The Usual Hell-Fire Drama

I had several links minimized when I went to bed last night that I was going to post this morning under Jack Aubrey's words above, uttered when Stephen skids in at the last possible moment to make the boat in The Ionian Mission, but due to our own recent hell-fire drama with the computer, I've lost them all due to a necessitated reboot. Somehow looking through yesterday's history to retrieve them does not seem the least bit appealing. Suffice it to say that the people of North Carolina are, as usual, as crackpotty and dramatic as ever, and most of their antics had nothing to do with books, and anyway, Charlotte's own "dirty books" guy doesn't deserve any more attention, especially not after targeting an anthology a few years back that included E.M. Forster.

I'm trying desperately to catch up in Don Quixote. I've read through only chapter 27, and I ought to be through chapter 33 by this point. There's a shift that's taken place in the last few chapters away from the usual hell-fire drama that's gone on before, so the reading is more interesting now. I like the character Cardenio and the story he relates. Sandra's already mentioned how enjoyable the dialogue between Sancho and the Knight of the Sorrowful Face has become. Having to read twice as many chapters this week should not be a chore.

Diana writes about giving up tracking stats for Lent.
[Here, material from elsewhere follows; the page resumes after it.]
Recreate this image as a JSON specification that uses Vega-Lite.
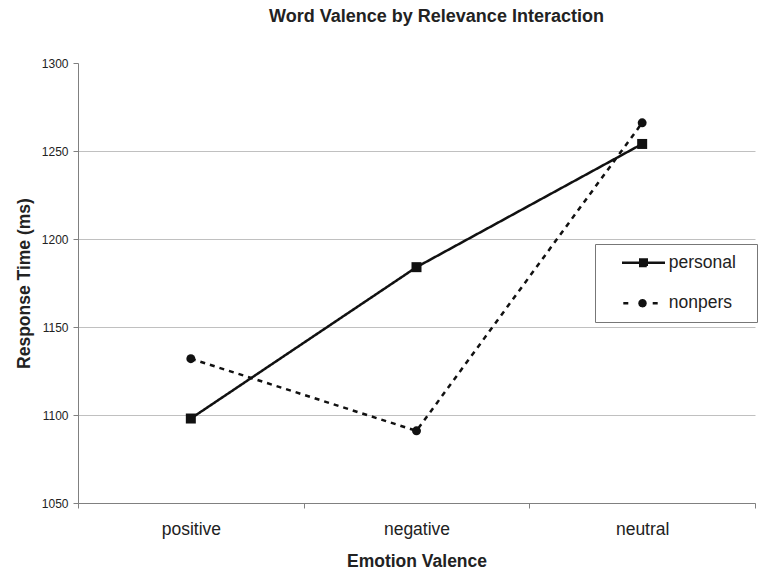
{
  "$schema": "https://vega.github.io/schema/vega-lite/v6.json",
  "width": 677,
  "height": 440,
  "autosize": {"type": "none"},
  "padding": {"left": 78, "top": 63, "right": 16, "bottom": 71},
  "background": "white",
  "config": {
    "font": "Liberation Sans",
    "view": {"stroke": null}
  },
  "title": {
    "text": "Word Valence by Relevance Interaction",
    "fontSize": 18,
    "fontWeight": "bold",
    "font": "Liberation Sans",
    "color": "#222222",
    "anchor": "middle",
    "frame": "group",
    "baseline": "alphabetic",
    "offset": 17,
    "dx": 20
  },
  "data": {
    "values": [
      {"valence": "positive", "relevance": "personal", "rt": 1098},
      {"valence": "negative", "relevance": "personal", "rt": 1184},
      {"valence": "neutral", "relevance": "personal", "rt": 1254},
      {"valence": "positive", "relevance": "nonpers", "rt": 1132},
      {"valence": "negative", "relevance": "nonpers", "rt": 1091},
      {"valence": "neutral", "relevance": "nonpers", "rt": 1266}
    ]
  },
  "encoding": {
    "x": {
      "field": "valence",
      "type": "nominal",
      "sort": ["positive", "negative", "neutral"],
      "bandPosition": 0.5,
      "scale": {"type": "band", "paddingInner": 0, "paddingOuter": 0},
      "axis": {
        "title": "Emotion Valence",
        "titleFontSize": 17.5,
        "titleFontWeight": "bold",
        "titleColor": "#222222",
        "titleBaseline": "alphabetic",
        "titleX": 338.5,
        "titleY": 63,
        "labelAngle": 0,
        "labelFontSize": 17.5,
        "labelColor": "#222222",
        "labelBaseline": "alphabetic",
        "labelPadding": 26,
        "tickBand": "extent",
        "tickSize": 5,
        "tickColor": "#808080",
        "domainColor": "#808080",
        "grid": false
      }
    },
    "y": {
      "field": "rt",
      "type": "quantitative",
      "scale": {"domain": [1050, 1300], "nice": false, "zero": false},
      "axis": {
        "title": "Response Time (ms)",
        "titleFontSize": 17.5,
        "titleFontWeight": "bold",
        "titleColor": "#222222",
        "titleBaseline": "alphabetic",
        "titleX": -49,
        "titleY": 220,
        "values": [1050, 1100, 1150, 1200, 1250, 1300],
        "format": "d",
        "labelFontSize": 12,
        "labelColor": "#222222",
        "labelPadding": 5,
        "tickSize": 5,
        "tickColor": "#808080",
        "domainColor": "#808080",
        "grid": true,
        "gridColor": "#c0c0c0",
        "gridOpacity": {"condition": {"test": "datum.value == 1300", "value": 0}, "value": 1}
      }
    }
  },
  "layer": [
    {
      "mark": {"type": "line", "color": "#111111", "strokeWidth": 2.5},
      "encoding": {
        "detail": {"field": "relevance"},
        "strokeDash": {
          "field": "relevance",
          "type": "nominal",
          "scale": {"domain": ["nonpers", "personal"], "range": [[5, 5], [1, 0]]},
          "legend": null
        },
        "opacity": {
          "field": "relevance",
          "type": "nominal",
          "scale": {"domain": ["personal", "nonpers"], "range": [1, 1]},
          "legend": {
            "title": "\u00a0",
            "titleOrient": "right",
            "titlePadding": 11,
            "titleFontSize": 17.5,
            "orient": "none",
            "legendX": 517,
            "legendY": 181,
            "padding": 10,
            "strokeColor": "#777777",
            "fillColor": "white",
            "symbolSize": 100,
            "symbolStrokeWidth": 2.5,
            "symbolStrokeColor": "#111111",
            "symbolFillColor": "#111111",
            "symbolOffset": 29.75,
            "labelOffset": 16.5,
            "labelFontSize": 17.5,
            "labelColor": "#222222",
            "rowPadding": 21.5,
            "encode": {
              "symbols": {
                "update": {
                  "shape": {"signal": "datum.value === 'personal' ? 'M-4.3,0L4.3,0M-0.65,-0.65L0.65,-0.65L0.65,0.65L-0.65,0.65Z' : 'M-4.04,0L-3.04,0M1.84,0L2.84,0M0.4,0L0.32,0.3L0.1,0.52L-0.2,0.6L-0.5,0.52L-0.72,0.3L-0.8,0L-0.72,-0.3L-0.5,-0.52L-0.2,-0.6L0.1,-0.52L0.32,-0.3Z'"},
                  "size": {"value": 100},
                  "strokeDash": {"value": [1, 0]},
                  "fill": {"value": "#111111"},
                  "stroke": {"value": "#111111"},
                  "strokeWidth": {"value": 2.5}
                }
              }
            }
          }
        }
      }
    },
    {
      "mark": {"type": "point", "filled": true, "color": "#111111", "opacity": 1},
      "encoding": {
        "shape": {
          "field": "relevance",
          "type": "nominal",
          "scale": {"domain": ["nonpers", "personal"], "range": ["circle", "square"]},
          "legend": null
        },
        "size": {
          "field": "relevance",
          "type": "nominal",
          "scale": {"domain": ["nonpers", "personal"], "range": [80, 100]},
          "legend": null
        }
      }
    }
  ]
}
I am still too new to blogging, too new to setting up a web counter and figuring out how to determine where my visitors are coming from to want to ignore that information, but I can see why its ultimate irrelevancy ought to be the goal at some point. Right now there's too much pleasure to be had in recognizing returning visitors' IP addresses and in getting a bead on what instructors somewhere must be assigning to their classes--I get a lot of hits from people looking for information on Doris Betts' "The Ugliest Pilgrim," Tobias Wolff's "The Rich Brother," and Guy Vanderhaeghe's "Cages." In fact, I read "Cages" Sunday night simply because of the number of people who've searched for it here.